Seharusnyalah peringatan Hari Kebangkitan Nasional bukan tanggal 20 Mei, namun tanggal 16 Oktober. Sejarah telah mencatat jika tiga tahun sebelum Budi Utomo berdiri, Syarikat Dagang Islam (yang kemudian berubah menjadi Syarikat Islam) didirikan, tepatnya pada 16 Oktober 1905. Sangat beda dengan Budi Utomo, SI lebih nasionalis dan berterus terang ingin mencapai Indonesia yang merdeka. Keanggotaan SI terbuka bagi semua rakyat Indonesia yang mayoritas muslim. Sebab itu para pengurusnyapun terdiri dari berbagai macam suku dari seluruh Nusantara.


SI bertujuan Islam Raya dan Indonesia Raya, bersifat nasional, Anggaran Dasarnya ditulis dalam Bahasa Indonesia, bersikap non-kooperatif dengan Belanda, dan ikut mengantarkan bangsa ini melewati pintu gerbang kemerdekaan. Sejarawan Fred R. von der Mehden (1957: 34) dengan tegas mengatakan bahwa SI-lah organisasi politik nasional pertama di Indonesia. Der Mehden tidak sendirian, ada banyak sejarawan asing dan juga Indonesia yang dengan tegas menyatakan jika SI-lah organisasi nasionalis pertama. Sedangkan Budi Utomo bukanlah organisasi yang nasionalis.

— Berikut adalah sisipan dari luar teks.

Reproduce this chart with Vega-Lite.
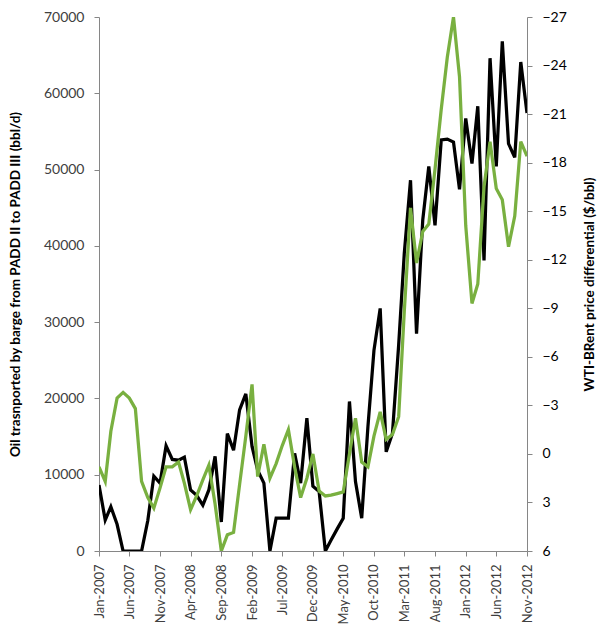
{
  "$schema": "https://vega.github.io/schema/vega-lite/v6.json",
  "width": 428,
  "height": 534,
  "autosize": {"type": "none"},
  "padding": {"left": 99, "top": 17, "right": 83, "bottom": 79},
  "background": "white",
  "config": {
    "view": {"stroke": null},
    "font": "Lato",
    "axis": {
      "grid": false,
      "domainColor": "#868686",
      "tickColor": "#868686",
      "tickSize": 5,
      "labelFont": "Lato",
      "labelFontSize": 14,
      "labelColor": "#404040",
      "titleFont": "Lato",
      "titleFontSize": 13.5,
      "titleFontWeight": "bold",
      "titleColor": "#000000"
    }
  },
  "data": {
    "values": [
      {"date": "2007-01-01", "barge": 8650, "diff": 0.8},
      {"date": "2007-02-01", "barge": 4060, "diff": 1.7},
      {"date": "2007-03-01", "barge": 5800, "diff": -1.4},
      {"date": "2007-04-01", "barge": 3500, "diff": -3.45},
      {"date": "2007-05-01", "barge": 0, "diff": -3.8},
      {"date": "2007-06-01", "barge": 0, "diff": -3.45},
      {"date": "2007-07-01", "barge": 0, "diff": -2.8},
      {"date": "2007-08-01", "barge": 0, "diff": 1.7},
      {"date": "2007-09-01", "barge": 4000, "diff": 2.7},
      {"date": "2007-10-01", "barge": 9800, "diff": 3.35},
      {"date": "2007-11-01", "barge": 8900, "diff": 2.1},
      {"date": "2007-12-01", "barge": 13800, "diff": 0.8},
      {"date": "2008-01-01", "barge": 12000, "diff": 0.8},
      {"date": "2008-02-01", "barge": 11900, "diff": 0.5},
      {"date": "2008-03-01", "barge": 12300, "diff": 1.8},
      {"date": "2008-04-01", "barge": 8000, "diff": 3.45},
      {"date": "2008-05-01", "barge": 7300, "diff": 2.6},
      {"date": "2008-06-01", "barge": 6000, "diff": 1.6},
      {"date": "2008-07-01", "barge": 8000, "diff": 0.7},
      {"date": "2008-08-01", "barge": 12400, "diff": 3.1},
      {"date": "2008-09-01", "barge": 3800, "diff": 6.0},
      {"date": "2008-10-01", "barge": 15400, "diff": 5.0},
      {"date": "2008-11-01", "barge": 13200, "diff": 4.85},
      {"date": "2008-12-01", "barge": 18500, "diff": 1.9},
      {"date": "2009-01-01", "barge": 20600, "diff": -1.1},
      {"date": "2009-02-01", "barge": 13700, "diff": -4.3},
      {"date": "2009-03-01", "barge": 10600, "diff": 1.4},
      {"date": "2009-04-01", "barge": 8900, "diff": -0.6},
      {"date": "2009-05-01", "barge": 0, "diff": 1.5},
      {"date": "2009-06-01", "barge": 4300, "diff": 0.6},
      {"date": "2009-07-01", "barge": 4300, "diff": -0.5},
      {"date": "2009-08-01", "barge": 4300, "diff": -1.5},
      {"date": "2009-09-01", "barge": 12800, "diff": 0.8},
      {"date": "2009-10-01", "barge": 8900, "diff": 2.7},
      {"date": "2009-11-01", "barge": 17400, "diff": 1.5},
      {"date": "2009-12-01", "barge": 8500, "diff": 0.0},
      {"date": "2010-01-01", "barge": 7800, "diff": 2.3},
      {"date": "2010-02-01", "barge": 0, "diff": 2.6},
      {"date": "2010-03-01", "barge": 1400, "diff": 2.55},
      {"date": "2010-04-01", "barge": 2900, "diff": 2.45},
      {"date": "2010-05-01", "barge": 4300, "diff": 2.35},
      {"date": "2010-06-01", "barge": 19600, "diff": 0.0},
      {"date": "2010-07-01", "barge": 9100, "diff": -2.2},
      {"date": "2010-08-01", "barge": 4300, "diff": 0.5},
      {"date": "2010-09-01", "barge": 16300, "diff": 0.8},
      {"date": "2010-10-01", "barge": 26300, "diff": -1.1},
      {"date": "2010-11-01", "barge": 31800, "diff": -2.6},
      {"date": "2010-12-01", "barge": 13000, "diff": -0.9},
      {"date": "2011-01-01", "barge": 15400, "diff": -1.2},
      {"date": "2011-02-01", "barge": 27000, "diff": -2.3},
      {"date": "2011-03-01", "barge": 39000, "diff": -8.8},
      {"date": "2011-04-01", "barge": 48600, "diff": -15.2},
      {"date": "2011-05-01", "barge": 28500, "diff": -11.8},
      {"date": "2011-06-01", "barge": 43400, "diff": -13.75},
      {"date": "2011-07-01", "barge": 50400, "diff": -14.2},
      {"date": "2011-08-01", "barge": 42700, "diff": -17.6},
      {"date": "2011-09-01", "barge": 53900, "diff": -21.3},
      {"date": "2011-10-01", "barge": 54000, "diff": -24.5},
      {"date": "2011-11-01", "barge": 53600, "diff": -27.0},
      {"date": "2011-12-01", "barge": 47400, "diff": -23.3},
      {"date": "2012-01-01", "barge": 56700, "diff": -14.1},
      {"date": "2012-02-01", "barge": 50800, "diff": -9.3},
      {"date": "2012-03-01", "barge": 58300, "diff": -10.5},
      {"date": "2012-04-01", "barge": 38100, "diff": -16.5},
      {"date": "2012-05-01", "barge": 64600, "diff": -19.3},
      {"date": "2012-06-01", "barge": 50400, "diff": -16.4},
      {"date": "2012-07-01", "barge": 66800, "diff": -15.7},
      {"date": "2012-08-01", "barge": 53400, "diff": -12.8},
      {"date": "2012-09-01", "barge": 51600, "diff": -14.7},
      {"date": "2012-10-01", "barge": 64100, "diff": -19.3},
      {"date": "2012-11-01", "barge": 57400, "diff": -18.4}
    ]
  },
  "encoding": {
    "x": {
      "field": "date",
      "type": "temporal",
      "scale": {
        "type": "utc",
        "domain": [
          {"year": 2007, "month": 1, "date": 1, "utc": true},
          {"year": 2012, "month": 11, "date": 1, "utc": true}
        ]
      },
      "axis": {
        "title": null,
        "labelExpr": "utcFormat(datum.value, '%b-%Y')",
        "labelAngle": 270,
        "labelAlign": "right",
        "labelBaseline": "middle",
        "labelPadding": 8,
        "labelFontSize": 13,
        "values": [
          {"year": 2007, "month": 1, "date": 1, "utc": true},
          {"year": 2007, "month": 6, "date": 1, "utc": true},
          {"year": 2007, "month": 11, "date": 1, "utc": true},
          {"year": 2008, "month": 4, "date": 1, "utc": true},
          {"year": 2008, "month": 9, "date": 1, "utc": true},
          {"year": 2009, "month": 2, "date": 1, "utc": true},
          {"year": 2009, "month": 7, "date": 1, "utc": true},
          {"year": 2009, "month": 12, "date": 1, "utc": true},
          {"year": 2010, "month": 5, "date": 1, "utc": true},
          {"year": 2010, "month": 10, "date": 1, "utc": true},
          {"year": 2011, "month": 3, "date": 1, "utc": true},
          {"year": 2011, "month": 8, "date": 1, "utc": true},
          {"year": 2012, "month": 1, "date": 1, "utc": true},
          {"year": 2012, "month": 6, "date": 1, "utc": true},
          {"year": 2012, "month": 11, "date": 1, "utc": true}
        ]
      }
    }
  },
  "layer": [
    {
      "mark": {"type": "line", "color": "#000000", "strokeWidth": 3.25, "strokeJoin": "miter", "clip": true},
      "encoding": {
        "y": {
          "field": "barge",
          "type": "quantitative",
          "scale": {"domain": [0, 70000], "nice": false, "zero": true},
          "axis": {
            "orient": "left",
            "title": "Oil trasnported by barge from PADD II to PADD III (bbl/d)",
            "values": [0, 10000, 20000, 30000, 40000, 50000, 60000, 70000],
            "format": "d",
            "labelPadding": 10,
            "titlePadding": 21
          }
        }
      }
    },
    {
      "mark": {"type": "line", "color": "#79b040", "strokeWidth": 3.25, "strokeJoin": "miter", "clip": true},
      "encoding": {
        "y": {
          "field": "diff",
          "type": "quantitative",
          "scale": {"domain": [-27, 6], "reverse": true, "nice": false, "zero": false},
          "axis": {
            "orient": "right",
            "title": "WTI-BRent price differential ($/bbl)",
            "titleAngle": 270,
            "values": [-27, -24, -21, -18, -15, -12, -9, -6, -3, 0, 3, 6],
            "format": "d",
            "labelColor": "#000000",
            "labelPadding": 10,
            "titlePadding": 30
          }
        }
      }
    }
  ],
  "resolve": {"scale": {"y": "independent"}}
}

Usaha untuk menjadikan SI (atau SDI) sebagai tonggak Harkitnas menggantikan kesalah-kaprahan sejarah selama ini, pernah diusulkan umat Islam kepada pemerintah. Pada Kongres Mubaligh Islam Indonesia di Medan (1956), umat Islam mengusulkan kepada pemerintah untuk menjadikan tanggal berdirinya SDI sebagai Harkitnas berdasarkan karakter dan arah perjuangan SDI. Namun sangat disayangkan, seruan ini tidak didengar pemerintah, bahkan sampai saat ini.


Akhir tahun 1980-an Indonesia katanya dilanda fenomena kebangkitan Islam dan saat ini sudah ada banyak orang yang mengaku sebagai tokoh Islam yang masuk ke lingkaran pusat pemerintahan, bahkan duduk dalam pos-pos strategis. Namun bukannya mewarnai pemerintahan, mereka malah terwarnai pemerintahan yang sampai hari ini masih saja mewarisi tradisi Yahudi Belanda. Bukannya meluruskan sejarah negeri Muslim terbesar di dunia ini, mereka malah ikut-ikutan latah memelihara warisannya Freemasonry Belanda ini. Jika untuk meluruskan sejarah yang kecil saja mereka tidak punya keberanian sebesar biji dzarrah sekali pun, maka apa lagi yang bisa kita harapkan dari mereka?